Он недолюбливал эту женщину, не всегда мог следовать ее мыслям и часто усматривал в ее рассуждениях ошибки. Как и в данном случае, похоже.
— К этому я перейду, если только мне дадут высказаться, — раздраженно отозвалась она. — Какой вывод могут сделать наблюдатели со стороны, если мы примем новое решение по делу Захарии Келифи и сделаем это именно сейчас? — Она оглядела коллег. — Возможны два варианта, и оба не в нашу пользу. Либо это чрезвычайная ситуация заставила нас внимательнее присмотреться к Келифи, либо, идя на уступки террористам, мы поступились справедливостью.
— Но мы получили новую информацию, — возмутился Мухаммед. — Нам скрывать нечего. Изменились обстоятельства, и в соответствии с демократическими принципами мы вынуждены пересмотреть решение.
Но министра иностранных дел это объяснение не устроило. Она беспокойно теребила шарф, обмотанный вокруг шеи, и играла висевшей в ухе длинной серьгой. Мухаммед удивлялся мужчинам — а таковых было немало, — которые считали ее привлекательной женщиной.

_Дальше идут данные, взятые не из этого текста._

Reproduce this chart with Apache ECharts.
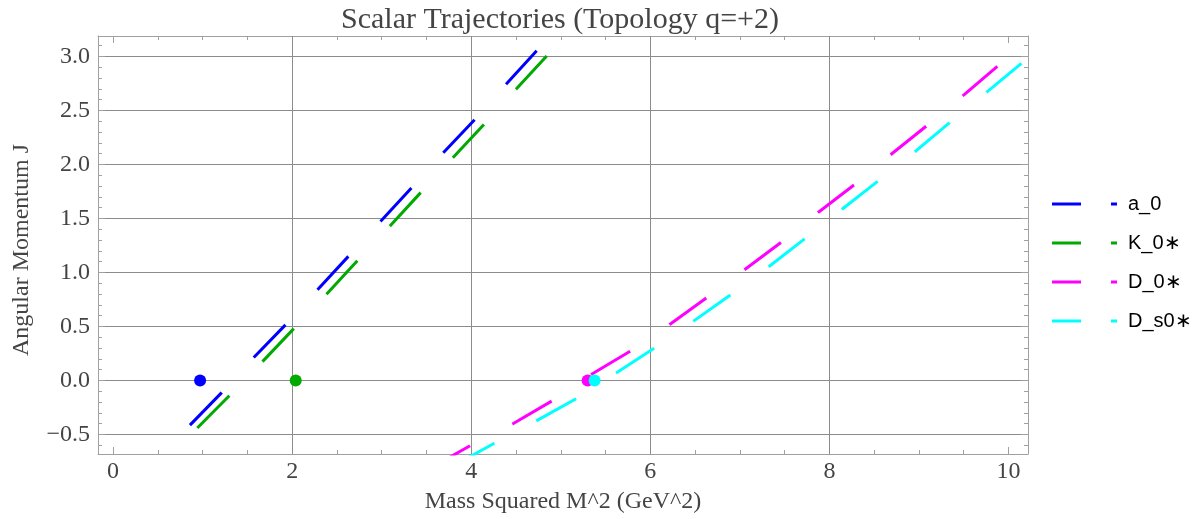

— Слишком неподходящее время, — наконец заметила она. — Это может выглядеть только как непоследовательность. Мы беседовали с американцами, и те ясно дали понять, что не намерены идти на поводу у террористов и не собираются во всеуслышание объявлять о закрытии «коттеджа Теннисона». Они надеются, что и мы будем действовать так же.